Look below for the line with "Write the seaborn" and the line with "import seaborn as sns"; repeat exactly those two lines and all lines between them, but no pictures.

════

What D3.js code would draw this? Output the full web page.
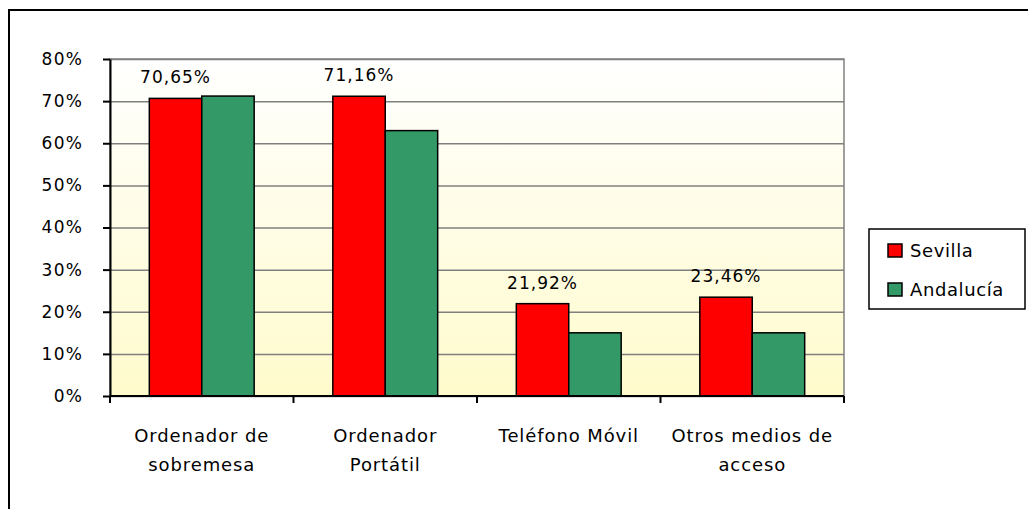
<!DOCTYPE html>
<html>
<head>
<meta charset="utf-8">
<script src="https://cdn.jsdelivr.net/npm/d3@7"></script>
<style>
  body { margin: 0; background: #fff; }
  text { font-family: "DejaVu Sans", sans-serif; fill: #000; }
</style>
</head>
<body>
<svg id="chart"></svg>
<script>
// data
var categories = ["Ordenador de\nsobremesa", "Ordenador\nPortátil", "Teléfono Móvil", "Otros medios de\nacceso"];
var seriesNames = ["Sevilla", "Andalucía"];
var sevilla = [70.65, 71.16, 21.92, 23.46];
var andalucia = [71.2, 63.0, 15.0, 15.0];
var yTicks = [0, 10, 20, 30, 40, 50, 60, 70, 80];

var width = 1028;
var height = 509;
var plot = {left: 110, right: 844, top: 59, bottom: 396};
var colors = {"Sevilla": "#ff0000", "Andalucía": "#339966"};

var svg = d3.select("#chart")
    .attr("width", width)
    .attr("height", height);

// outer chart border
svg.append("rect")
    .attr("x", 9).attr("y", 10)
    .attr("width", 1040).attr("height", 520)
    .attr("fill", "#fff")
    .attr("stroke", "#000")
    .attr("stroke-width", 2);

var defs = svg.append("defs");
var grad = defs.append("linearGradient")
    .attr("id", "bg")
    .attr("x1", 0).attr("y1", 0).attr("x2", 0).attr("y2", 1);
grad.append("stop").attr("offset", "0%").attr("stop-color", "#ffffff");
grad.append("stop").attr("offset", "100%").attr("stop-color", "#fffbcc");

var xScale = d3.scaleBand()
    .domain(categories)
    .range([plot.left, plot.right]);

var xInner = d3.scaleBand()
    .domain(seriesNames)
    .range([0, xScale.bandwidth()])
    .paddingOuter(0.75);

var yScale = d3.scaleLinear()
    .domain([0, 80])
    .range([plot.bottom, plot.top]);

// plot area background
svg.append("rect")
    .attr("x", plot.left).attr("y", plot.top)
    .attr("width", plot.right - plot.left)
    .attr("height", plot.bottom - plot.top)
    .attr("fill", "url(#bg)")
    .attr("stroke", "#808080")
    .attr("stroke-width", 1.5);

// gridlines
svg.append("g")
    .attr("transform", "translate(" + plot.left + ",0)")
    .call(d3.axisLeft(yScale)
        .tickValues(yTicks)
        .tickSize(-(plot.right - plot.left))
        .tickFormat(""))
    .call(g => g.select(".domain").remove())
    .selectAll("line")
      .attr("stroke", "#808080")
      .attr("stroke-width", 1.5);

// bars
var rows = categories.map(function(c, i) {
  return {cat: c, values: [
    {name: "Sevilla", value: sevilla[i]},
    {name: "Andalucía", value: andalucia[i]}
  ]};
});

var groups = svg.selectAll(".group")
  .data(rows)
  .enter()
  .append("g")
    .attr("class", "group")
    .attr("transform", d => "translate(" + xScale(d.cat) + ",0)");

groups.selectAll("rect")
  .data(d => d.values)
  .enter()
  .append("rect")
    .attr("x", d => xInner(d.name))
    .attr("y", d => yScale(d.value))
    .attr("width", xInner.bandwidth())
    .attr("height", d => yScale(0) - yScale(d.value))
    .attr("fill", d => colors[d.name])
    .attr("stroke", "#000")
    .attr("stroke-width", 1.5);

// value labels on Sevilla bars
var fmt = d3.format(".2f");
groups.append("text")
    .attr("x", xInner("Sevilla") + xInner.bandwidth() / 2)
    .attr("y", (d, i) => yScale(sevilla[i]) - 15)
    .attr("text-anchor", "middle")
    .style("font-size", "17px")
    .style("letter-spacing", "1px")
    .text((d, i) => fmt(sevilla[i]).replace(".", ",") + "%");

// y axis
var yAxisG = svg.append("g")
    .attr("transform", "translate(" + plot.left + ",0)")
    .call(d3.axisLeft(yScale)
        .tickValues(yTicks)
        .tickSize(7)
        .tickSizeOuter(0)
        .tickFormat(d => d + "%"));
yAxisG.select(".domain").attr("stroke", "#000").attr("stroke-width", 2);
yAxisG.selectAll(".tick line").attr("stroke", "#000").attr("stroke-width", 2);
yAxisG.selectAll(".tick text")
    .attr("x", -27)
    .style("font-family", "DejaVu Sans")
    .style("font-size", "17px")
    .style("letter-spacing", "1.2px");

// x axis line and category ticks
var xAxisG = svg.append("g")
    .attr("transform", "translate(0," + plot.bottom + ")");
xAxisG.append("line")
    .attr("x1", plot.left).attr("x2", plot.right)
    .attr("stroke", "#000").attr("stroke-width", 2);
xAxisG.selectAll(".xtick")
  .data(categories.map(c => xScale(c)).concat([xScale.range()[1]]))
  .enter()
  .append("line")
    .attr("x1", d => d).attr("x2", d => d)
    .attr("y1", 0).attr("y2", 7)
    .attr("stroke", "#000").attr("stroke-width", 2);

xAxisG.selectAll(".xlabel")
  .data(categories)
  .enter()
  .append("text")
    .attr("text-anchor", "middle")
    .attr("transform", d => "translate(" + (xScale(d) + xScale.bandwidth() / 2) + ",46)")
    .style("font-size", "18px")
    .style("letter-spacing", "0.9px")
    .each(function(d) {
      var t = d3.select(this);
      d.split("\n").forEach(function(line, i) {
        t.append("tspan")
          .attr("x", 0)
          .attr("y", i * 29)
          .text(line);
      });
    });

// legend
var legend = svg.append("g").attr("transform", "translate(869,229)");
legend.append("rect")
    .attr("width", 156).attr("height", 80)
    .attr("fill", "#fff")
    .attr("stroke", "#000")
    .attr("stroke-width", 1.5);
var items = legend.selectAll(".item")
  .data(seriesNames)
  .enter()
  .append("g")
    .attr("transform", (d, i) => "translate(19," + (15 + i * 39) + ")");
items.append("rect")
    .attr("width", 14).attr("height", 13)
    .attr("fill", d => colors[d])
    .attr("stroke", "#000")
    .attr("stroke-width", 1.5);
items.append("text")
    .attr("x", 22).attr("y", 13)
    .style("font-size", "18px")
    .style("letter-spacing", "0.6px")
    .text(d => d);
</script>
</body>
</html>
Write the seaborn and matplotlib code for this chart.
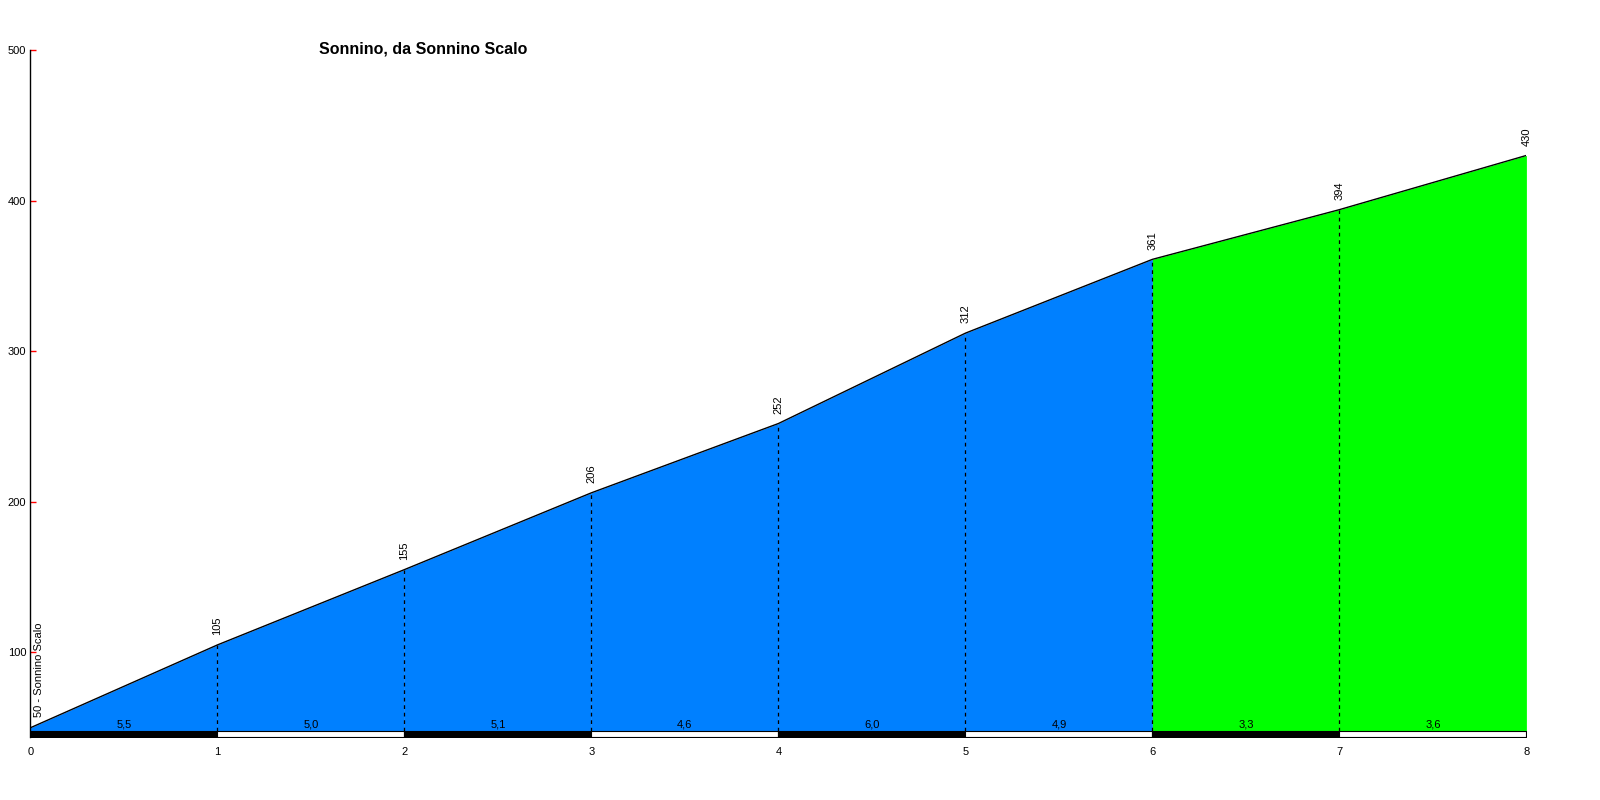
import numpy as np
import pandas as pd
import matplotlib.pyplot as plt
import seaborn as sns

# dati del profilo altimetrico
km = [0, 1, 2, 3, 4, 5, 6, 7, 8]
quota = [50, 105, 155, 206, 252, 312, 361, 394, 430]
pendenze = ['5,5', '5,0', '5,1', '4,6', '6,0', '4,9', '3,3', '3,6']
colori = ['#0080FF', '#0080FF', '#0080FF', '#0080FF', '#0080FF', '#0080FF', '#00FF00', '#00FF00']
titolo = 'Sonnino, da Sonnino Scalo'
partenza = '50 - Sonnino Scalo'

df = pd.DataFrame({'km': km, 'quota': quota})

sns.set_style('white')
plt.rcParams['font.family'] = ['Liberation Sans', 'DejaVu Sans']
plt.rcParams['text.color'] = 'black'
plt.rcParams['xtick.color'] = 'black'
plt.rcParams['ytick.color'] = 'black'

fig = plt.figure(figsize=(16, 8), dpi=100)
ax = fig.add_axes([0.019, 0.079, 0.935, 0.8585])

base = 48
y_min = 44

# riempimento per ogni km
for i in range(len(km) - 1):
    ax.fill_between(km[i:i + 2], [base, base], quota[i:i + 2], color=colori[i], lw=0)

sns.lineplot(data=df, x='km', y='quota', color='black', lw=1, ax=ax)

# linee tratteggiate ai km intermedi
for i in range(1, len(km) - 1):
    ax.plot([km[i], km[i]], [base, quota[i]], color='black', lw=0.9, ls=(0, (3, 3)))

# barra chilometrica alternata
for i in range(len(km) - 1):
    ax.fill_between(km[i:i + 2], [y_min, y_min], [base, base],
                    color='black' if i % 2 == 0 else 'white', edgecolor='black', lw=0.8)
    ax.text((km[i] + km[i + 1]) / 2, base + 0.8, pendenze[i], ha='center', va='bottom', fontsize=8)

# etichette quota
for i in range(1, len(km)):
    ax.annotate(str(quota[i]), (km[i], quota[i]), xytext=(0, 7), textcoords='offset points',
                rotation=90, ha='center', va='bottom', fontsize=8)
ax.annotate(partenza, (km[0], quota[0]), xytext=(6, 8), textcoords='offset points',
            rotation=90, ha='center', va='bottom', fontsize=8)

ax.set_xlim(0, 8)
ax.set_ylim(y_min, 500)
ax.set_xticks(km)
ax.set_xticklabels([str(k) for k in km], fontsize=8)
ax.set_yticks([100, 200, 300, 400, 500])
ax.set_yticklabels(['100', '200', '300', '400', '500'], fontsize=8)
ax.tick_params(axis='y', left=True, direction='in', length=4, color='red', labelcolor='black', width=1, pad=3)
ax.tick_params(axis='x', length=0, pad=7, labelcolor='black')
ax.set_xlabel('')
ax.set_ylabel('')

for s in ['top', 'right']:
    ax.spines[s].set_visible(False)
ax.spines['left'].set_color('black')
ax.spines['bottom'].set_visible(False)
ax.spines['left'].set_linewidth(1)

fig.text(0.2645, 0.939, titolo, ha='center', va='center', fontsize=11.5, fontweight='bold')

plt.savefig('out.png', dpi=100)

════

■ **Answer to the task**:
Write the seaborn and matplotlib code for this chart.
import numpy as np
import pandas as pd
import matplotlib.pyplot as plt
import seaborn as sns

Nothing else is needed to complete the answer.